El problema es aun mayor cuando se percibe que –como una mancha de aceite– inevitablemente la manipulación iniciada hace dos años con un inocente retoque no sólo requirió luego “inventar” un supuestamente nuevo IPC carente totalmente de seriedad y sustento, del que no se puede mostrar su metodología. Además fue imperioso para quienes tomaron tan errada decisión operar en otras direcciones. Ello como consecuencia (más allá aun de cualquier intención) de que en la sociedad moderna un sistema estadístico nacional es un conjunto articulado, en el cual violentar alguno de sus componentes termina evidenciándose en otras partes del sistema, para evitar lo cual no hay más “remedio” que ir extendiendo el manoseo a otros componentes.
Así, por ejemplo, no pueden compararse los índices de pobreza e indigencia del último bienio, pues la cuantía de la canasta está subestimada por la manipulación de los precios que la conforman.
Hay otras relaciones que no están tan a la vista. Mencionemos aquí apenas dos de ellas. Una parte de las estadísticas macroeconómicas requiere un adecuado deflactor para poder determinar la cuantía de la evolución “real”, entendiendo por ello aquello que resulta de eliminar lo que se denomina el “efecto precio”. Si las ventas en supermercados aumentan en un 30 por ciento en pesos y los precios medios en ese lapso subieron sólo 7 por ciento, entonces las ventas de ese sector habrían aumentado en términos reales un 23 por ciento aproximadamente.

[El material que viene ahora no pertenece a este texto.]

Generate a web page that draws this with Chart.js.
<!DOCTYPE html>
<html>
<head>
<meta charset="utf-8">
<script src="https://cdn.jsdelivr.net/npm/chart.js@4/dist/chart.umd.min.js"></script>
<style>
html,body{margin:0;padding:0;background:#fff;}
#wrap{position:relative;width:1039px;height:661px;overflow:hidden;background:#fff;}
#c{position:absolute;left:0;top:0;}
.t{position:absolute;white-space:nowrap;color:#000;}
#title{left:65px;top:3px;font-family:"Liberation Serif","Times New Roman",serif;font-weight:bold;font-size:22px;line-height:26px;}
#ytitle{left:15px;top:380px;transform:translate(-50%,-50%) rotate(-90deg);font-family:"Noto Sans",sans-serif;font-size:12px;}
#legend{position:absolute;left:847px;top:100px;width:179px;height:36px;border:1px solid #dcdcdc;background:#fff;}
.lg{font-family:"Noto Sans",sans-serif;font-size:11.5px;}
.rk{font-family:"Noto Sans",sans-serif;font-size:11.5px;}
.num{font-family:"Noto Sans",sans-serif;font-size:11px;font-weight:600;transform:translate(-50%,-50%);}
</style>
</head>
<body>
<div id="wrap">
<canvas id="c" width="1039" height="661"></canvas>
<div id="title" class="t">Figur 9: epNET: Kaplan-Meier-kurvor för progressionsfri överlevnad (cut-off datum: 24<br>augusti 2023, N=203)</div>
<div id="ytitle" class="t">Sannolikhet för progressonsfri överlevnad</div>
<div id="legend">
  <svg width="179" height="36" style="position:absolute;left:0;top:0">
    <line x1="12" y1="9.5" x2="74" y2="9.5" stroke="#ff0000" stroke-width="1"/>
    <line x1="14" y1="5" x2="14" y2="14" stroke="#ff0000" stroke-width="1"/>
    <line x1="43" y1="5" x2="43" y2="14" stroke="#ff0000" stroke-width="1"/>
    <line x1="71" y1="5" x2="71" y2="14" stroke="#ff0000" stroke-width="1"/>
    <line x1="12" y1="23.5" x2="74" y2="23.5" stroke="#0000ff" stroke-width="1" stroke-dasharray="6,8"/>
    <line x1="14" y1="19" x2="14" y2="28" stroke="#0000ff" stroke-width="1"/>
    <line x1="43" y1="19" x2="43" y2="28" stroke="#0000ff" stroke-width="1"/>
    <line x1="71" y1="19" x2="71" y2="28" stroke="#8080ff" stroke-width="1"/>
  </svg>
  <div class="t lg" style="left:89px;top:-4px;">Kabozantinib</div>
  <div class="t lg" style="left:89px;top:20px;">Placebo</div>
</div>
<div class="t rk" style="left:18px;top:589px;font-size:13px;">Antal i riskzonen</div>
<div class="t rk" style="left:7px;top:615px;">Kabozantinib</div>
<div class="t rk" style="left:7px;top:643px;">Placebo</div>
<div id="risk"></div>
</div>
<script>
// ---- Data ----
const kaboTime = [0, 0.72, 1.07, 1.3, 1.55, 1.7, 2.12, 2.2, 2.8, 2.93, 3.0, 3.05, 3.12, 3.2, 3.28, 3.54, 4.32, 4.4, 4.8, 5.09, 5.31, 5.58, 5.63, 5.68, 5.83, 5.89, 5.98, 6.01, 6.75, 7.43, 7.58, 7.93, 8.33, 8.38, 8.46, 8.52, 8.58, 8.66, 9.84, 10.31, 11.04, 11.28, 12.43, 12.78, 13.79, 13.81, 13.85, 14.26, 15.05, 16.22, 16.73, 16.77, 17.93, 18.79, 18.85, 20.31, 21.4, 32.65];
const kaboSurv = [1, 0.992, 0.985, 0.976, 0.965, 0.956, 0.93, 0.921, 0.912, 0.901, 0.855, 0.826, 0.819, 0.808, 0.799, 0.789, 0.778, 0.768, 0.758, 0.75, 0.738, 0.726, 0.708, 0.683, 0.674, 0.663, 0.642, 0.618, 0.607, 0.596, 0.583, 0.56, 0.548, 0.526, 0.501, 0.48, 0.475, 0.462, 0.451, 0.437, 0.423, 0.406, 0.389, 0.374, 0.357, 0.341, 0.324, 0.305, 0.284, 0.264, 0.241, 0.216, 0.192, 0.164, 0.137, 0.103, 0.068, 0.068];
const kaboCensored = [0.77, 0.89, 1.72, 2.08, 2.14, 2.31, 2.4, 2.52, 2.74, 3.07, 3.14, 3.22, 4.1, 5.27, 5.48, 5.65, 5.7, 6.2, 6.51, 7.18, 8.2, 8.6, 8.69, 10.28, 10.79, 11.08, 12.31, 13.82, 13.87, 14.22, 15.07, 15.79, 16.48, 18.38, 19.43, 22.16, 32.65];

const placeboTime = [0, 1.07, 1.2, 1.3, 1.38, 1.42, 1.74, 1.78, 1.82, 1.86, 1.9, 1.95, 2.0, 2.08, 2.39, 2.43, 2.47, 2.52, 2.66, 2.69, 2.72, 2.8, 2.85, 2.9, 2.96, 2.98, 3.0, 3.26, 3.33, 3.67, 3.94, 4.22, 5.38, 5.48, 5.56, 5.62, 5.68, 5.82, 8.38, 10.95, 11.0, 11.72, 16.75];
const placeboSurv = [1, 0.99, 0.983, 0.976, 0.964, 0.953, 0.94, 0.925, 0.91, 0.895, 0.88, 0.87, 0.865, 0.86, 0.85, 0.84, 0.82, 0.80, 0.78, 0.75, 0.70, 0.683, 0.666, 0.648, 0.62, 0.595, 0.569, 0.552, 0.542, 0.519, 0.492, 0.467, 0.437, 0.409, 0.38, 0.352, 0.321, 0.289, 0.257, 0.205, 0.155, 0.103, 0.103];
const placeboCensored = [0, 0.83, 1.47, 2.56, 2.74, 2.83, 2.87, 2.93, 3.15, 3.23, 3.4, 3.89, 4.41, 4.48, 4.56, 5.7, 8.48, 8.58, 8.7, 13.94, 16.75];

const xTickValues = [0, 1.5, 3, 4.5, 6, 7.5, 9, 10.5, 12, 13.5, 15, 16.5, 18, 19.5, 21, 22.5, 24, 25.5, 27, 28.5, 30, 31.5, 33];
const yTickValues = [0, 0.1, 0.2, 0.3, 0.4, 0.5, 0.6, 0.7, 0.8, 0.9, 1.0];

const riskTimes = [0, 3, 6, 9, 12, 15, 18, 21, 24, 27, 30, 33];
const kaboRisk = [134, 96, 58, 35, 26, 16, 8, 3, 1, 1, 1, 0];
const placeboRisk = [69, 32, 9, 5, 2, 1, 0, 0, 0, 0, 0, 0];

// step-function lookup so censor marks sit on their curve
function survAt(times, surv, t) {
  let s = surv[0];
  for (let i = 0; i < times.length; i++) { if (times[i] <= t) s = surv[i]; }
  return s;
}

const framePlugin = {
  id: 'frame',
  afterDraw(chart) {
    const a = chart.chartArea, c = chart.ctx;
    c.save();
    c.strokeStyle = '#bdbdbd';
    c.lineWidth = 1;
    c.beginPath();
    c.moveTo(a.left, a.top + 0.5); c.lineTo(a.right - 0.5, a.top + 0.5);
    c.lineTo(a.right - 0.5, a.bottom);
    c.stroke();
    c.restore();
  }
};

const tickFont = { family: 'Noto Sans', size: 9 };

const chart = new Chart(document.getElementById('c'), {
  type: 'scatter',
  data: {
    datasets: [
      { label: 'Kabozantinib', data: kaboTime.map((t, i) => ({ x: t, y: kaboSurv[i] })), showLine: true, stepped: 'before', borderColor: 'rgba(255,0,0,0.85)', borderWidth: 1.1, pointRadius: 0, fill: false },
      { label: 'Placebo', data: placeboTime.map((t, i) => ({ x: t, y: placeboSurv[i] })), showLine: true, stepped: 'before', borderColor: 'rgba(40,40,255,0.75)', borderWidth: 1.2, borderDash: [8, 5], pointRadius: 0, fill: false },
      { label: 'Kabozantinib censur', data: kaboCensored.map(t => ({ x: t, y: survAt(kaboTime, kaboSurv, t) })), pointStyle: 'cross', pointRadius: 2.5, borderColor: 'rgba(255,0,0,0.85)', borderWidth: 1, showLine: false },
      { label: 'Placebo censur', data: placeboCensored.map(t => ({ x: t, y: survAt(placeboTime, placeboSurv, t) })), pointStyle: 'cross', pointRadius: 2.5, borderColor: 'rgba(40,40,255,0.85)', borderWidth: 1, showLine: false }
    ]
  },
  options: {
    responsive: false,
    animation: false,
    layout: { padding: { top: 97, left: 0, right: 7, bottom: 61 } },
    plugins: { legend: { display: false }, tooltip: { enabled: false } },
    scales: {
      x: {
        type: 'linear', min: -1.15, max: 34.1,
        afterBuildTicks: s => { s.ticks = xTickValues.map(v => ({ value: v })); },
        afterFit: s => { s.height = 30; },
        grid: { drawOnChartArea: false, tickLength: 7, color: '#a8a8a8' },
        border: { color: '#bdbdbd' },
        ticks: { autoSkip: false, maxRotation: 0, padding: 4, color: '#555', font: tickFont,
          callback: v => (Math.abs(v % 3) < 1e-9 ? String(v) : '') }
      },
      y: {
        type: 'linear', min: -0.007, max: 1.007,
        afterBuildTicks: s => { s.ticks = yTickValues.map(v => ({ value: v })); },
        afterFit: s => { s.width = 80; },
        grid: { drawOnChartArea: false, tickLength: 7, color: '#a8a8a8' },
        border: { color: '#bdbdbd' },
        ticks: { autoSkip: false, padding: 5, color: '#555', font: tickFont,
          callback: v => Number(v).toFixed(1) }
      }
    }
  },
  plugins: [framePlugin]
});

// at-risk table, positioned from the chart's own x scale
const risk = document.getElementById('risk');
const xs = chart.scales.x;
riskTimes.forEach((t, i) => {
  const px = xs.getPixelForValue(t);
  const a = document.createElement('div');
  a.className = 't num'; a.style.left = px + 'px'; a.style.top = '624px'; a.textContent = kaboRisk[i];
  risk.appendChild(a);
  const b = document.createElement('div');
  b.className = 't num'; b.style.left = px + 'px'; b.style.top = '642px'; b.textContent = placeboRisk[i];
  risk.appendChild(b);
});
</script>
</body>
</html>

En cambio si el aumento de precios hubiese sido del 25 por ciento, el aumento real habría sido escaso. Este ejemplo sintetiza los impactos que la desafortunada decisión que está por cumplir dos años nos ha traído como consecuencia en algunas ramas. En otros componentes los mecanismos son más complejos.
La segunda es aún, por ahora, menos entendible y no se ven razones. Se trata que desde hace dos años no se ponen a disposición de los usuarios, incluidos los organismos estatales que los requieren, las bases de datos correspondientes a la Encuesta Permanente de Hogares. Sólo los lacónicos comunicados trimestrales con los escasos datos que incluyen (tasas de actividad, de ocupación, de desempleo, de subocupación, etc.) pretenden llenar el vacío. Pero no sabemos qué pasa con la composición del empleo asalariado sin planes de empleo en cuanto a trabajo protegido o no; no se puede saber la evolución sectorial y territorial de la ocupación, no se puede analizar la remuneración de los subconjuntos relevantes de ocupados. En fin, estamos a ciegas.
Y entonces se multiplican afirmaciones (oficiales y no oficiales) carentes de sustento. Esta carencia se origina en la falta de información debido a que hay manipulación o ausencia de publicación, por el lado oficial. A su turno, no hay analista privado mejor intencionado que pueda sustituir lo que es una obligación irrenunciable del Estado: la de proporcionar para sí mismo y para la sociedad toda información veraz, relevante y disponible con la oportunidad que corresponde. Porque para los ciudadanos esto es parte de sus derechos.
* Investigador principal del Conicet. Director del Ceped (FCE/UBA).